Angrites, aubrites, and other rare groups: represent different igneous histories and compositions from various asteroidal sources.
Primitive achondrites: samples that show partial melting and recrystallization but retain some primitive chemical characteristics.

Researchers use classification schemes and databases to assign achondrites to groups; for more details see classification resources.

Formation and geological significance

Achondrites form when a parent body is heated enough for melting to occur—through radioactive decay, accretional heating, or impacts—producing igneous differentiation into crust, mantle, and core. Their textures can be volcanic (fine-grained basaltic) or plutonic (coarser-grained), reflecting cooling histories. These rocks provide direct samples of crustal and mantle processes on other solar-system bodies and help calibrate models of planetary differentiation.

Uses and scientific importance

Achondrites are crucial for understanding planetary evolution. Radiometric dating of achondrites yields ages of melting and crystallization, showing timing of differentiation. Isotopic studies (oxygen, chromium, etc.) connect meteorites to parent bodies and trace reservoirs in the early solar system. They also constrain thermal histories, magmatic processes, and impact events on asteroids, the Moon, and Mars.
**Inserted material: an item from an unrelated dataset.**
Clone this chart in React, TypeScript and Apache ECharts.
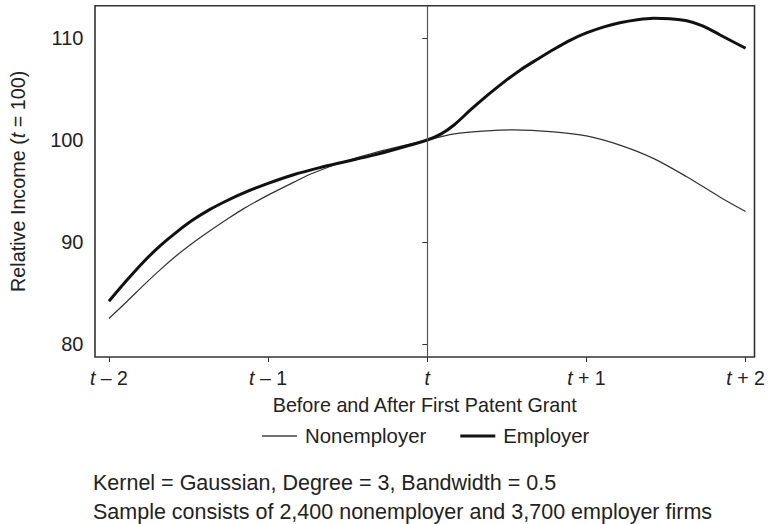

Distinctions and notable facts

In contrast to chondrites, achondrites are products of igneous processing. Some achondrites (for example, lunar and Martian samples) have been matched to remote-sensing observations of planetary surfaces, confirming their origins. Others reveal the existence of many differentiated small bodies in the early solar system. For an overview of types and laboratory methods, consult specialized references or online databases such as meteorite classification guides.